__Problem description__
Your output must consist solely of the lines from the "What Plotly code" line through the "return (T + PH - y) / PH" line, exactly as written, without images.

__Dataset entries__
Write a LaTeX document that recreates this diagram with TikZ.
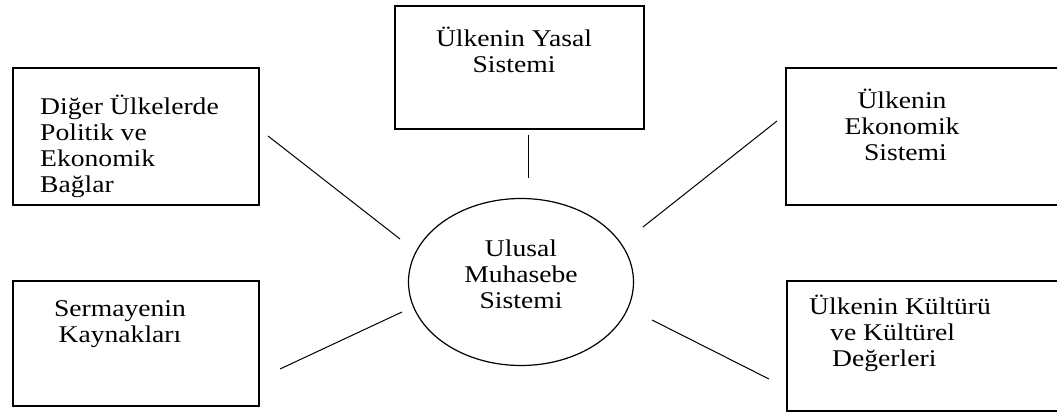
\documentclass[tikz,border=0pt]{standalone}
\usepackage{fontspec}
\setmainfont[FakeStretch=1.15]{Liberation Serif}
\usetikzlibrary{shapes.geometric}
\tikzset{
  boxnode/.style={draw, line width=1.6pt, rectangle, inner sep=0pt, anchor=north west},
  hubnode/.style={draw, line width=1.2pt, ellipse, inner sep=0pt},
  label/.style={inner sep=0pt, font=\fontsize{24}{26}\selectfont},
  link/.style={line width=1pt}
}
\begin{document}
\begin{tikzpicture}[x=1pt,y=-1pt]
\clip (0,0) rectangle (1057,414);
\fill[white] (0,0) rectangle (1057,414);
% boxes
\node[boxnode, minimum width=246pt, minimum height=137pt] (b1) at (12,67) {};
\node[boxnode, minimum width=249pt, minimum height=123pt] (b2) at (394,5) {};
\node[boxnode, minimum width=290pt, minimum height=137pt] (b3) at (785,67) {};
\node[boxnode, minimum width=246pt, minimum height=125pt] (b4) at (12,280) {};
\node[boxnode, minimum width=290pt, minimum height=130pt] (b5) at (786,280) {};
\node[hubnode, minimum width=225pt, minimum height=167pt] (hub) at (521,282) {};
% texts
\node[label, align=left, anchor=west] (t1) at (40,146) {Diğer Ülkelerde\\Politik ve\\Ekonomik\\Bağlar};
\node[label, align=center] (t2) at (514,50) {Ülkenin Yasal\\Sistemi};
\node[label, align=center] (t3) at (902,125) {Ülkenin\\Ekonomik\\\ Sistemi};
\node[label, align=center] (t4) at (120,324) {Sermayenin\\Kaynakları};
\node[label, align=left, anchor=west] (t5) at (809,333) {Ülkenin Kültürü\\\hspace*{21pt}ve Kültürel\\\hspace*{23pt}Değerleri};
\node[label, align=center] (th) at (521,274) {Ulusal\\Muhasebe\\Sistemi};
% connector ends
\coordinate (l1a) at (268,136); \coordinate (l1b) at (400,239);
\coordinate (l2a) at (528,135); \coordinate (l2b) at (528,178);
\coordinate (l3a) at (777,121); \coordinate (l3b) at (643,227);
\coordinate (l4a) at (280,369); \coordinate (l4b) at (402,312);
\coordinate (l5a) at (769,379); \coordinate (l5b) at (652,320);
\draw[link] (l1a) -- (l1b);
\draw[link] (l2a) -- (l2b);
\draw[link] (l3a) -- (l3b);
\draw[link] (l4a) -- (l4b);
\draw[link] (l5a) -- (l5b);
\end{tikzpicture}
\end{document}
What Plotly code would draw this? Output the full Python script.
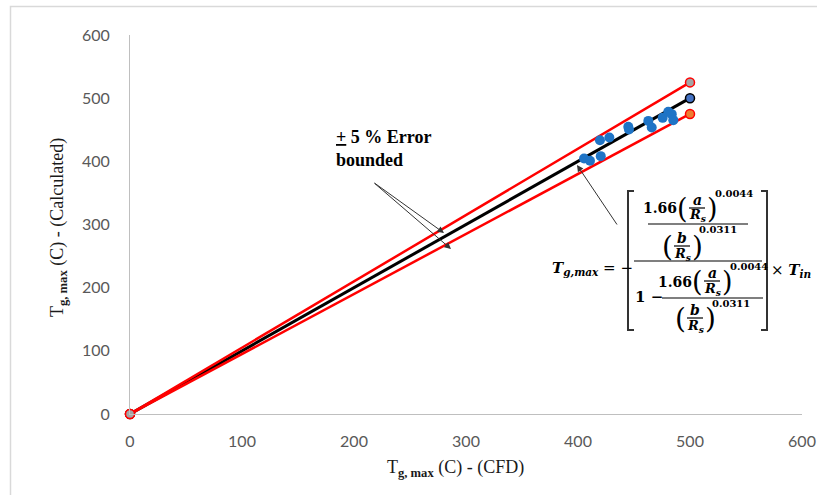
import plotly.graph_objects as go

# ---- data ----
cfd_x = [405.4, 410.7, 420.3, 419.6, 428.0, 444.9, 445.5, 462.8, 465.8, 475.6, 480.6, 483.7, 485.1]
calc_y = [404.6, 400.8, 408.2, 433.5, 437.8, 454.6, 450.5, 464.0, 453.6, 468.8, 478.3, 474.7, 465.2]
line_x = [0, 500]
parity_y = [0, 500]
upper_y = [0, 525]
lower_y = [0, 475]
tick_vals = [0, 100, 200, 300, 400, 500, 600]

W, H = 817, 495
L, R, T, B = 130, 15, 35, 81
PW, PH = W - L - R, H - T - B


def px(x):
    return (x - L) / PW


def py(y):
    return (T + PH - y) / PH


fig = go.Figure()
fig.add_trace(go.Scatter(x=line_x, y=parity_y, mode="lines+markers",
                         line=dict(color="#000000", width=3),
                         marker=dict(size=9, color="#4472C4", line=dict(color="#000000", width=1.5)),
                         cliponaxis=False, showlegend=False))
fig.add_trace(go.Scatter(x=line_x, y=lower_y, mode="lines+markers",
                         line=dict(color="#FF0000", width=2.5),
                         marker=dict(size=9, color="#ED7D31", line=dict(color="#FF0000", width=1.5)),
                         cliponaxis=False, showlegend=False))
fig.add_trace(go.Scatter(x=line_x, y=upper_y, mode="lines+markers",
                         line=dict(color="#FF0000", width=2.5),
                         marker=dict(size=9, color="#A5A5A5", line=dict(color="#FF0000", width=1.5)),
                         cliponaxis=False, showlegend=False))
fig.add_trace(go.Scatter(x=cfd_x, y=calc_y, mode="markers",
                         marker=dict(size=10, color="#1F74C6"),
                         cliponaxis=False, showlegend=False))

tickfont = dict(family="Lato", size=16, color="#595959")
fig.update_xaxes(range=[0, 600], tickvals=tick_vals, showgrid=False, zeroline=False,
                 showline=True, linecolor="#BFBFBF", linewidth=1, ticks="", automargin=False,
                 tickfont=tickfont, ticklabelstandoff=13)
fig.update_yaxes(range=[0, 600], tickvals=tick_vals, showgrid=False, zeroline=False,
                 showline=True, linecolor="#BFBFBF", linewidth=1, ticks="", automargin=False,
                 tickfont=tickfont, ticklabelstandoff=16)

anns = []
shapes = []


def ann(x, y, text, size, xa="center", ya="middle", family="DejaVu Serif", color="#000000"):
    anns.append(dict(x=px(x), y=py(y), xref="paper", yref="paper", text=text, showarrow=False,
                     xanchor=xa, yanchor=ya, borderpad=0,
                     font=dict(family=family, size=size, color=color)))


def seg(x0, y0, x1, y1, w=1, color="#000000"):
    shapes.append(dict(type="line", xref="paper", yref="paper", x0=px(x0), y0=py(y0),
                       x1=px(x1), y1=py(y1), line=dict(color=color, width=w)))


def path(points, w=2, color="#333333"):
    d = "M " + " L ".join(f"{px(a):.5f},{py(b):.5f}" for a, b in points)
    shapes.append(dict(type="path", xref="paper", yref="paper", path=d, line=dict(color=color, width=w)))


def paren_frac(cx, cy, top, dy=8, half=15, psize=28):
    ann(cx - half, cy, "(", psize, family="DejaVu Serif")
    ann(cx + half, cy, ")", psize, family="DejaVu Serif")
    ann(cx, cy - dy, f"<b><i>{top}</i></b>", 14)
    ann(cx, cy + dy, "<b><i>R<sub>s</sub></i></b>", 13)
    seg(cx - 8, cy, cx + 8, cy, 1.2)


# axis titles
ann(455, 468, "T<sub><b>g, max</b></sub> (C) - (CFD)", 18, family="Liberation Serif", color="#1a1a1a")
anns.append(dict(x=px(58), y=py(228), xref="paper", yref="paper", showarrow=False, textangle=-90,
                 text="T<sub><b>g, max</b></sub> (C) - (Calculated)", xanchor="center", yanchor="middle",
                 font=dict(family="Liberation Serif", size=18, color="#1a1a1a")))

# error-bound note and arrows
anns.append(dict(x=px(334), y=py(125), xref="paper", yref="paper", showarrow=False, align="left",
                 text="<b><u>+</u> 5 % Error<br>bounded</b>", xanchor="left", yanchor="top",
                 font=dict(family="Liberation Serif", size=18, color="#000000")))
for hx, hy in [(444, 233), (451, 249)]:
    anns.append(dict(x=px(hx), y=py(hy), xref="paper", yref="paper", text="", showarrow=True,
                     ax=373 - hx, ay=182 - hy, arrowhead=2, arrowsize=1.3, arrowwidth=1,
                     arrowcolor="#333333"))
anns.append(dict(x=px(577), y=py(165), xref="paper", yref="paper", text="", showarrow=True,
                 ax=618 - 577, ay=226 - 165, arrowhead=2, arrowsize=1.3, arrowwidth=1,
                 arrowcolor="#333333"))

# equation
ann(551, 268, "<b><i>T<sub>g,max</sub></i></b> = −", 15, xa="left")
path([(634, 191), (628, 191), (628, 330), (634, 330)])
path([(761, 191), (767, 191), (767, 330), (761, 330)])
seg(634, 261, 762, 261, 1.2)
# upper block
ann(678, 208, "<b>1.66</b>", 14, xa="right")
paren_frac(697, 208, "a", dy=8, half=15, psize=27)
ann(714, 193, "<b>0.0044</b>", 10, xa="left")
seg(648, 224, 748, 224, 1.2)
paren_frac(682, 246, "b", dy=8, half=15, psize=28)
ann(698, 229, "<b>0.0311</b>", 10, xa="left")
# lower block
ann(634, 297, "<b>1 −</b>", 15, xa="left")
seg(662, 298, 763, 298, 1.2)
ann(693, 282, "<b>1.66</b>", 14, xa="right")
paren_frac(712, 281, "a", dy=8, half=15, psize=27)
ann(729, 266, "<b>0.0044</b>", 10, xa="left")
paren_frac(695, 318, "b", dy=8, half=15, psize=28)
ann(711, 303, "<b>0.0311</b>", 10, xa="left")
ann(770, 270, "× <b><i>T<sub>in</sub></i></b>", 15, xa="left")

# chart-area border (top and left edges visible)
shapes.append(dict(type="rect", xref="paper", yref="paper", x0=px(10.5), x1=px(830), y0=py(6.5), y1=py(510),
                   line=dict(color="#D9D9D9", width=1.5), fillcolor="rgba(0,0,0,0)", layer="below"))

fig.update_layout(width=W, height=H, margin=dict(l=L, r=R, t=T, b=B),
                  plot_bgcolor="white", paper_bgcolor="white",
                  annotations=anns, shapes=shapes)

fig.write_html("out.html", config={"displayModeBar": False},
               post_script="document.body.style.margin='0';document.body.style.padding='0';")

__Exercise result__
What Plotly code would draw this? Output the full Python script.
import plotly.graph_objects as go

# ---- data ----
cfd_x = [405.4, 410.7, 420.3, 419.6, 428.0, 444.9, 445.5, 462.8, 465.8, 475.6, 480.6, 483.7, 485.1]
calc_y = [404.6, 400.8, 408.2, 433.5, 437.8, 454.6, 450.5, 464.0, 453.6, 468.8, 478.3, 474.7, 465.2]
line_x = [0, 500]
parity_y = [0, 500]
upper_y = [0, 525]
lower_y = [0, 475]
tick_vals = [0, 100, 200, 300, 400, 500, 600]

W, H = 817, 495
L, R, T, B = 130, 15, 35, 81
PW, PH = W - L - R, H - T - B


def px(x):
    return (x - L) / PW


def py(y):
    return (T + PH - y) / PH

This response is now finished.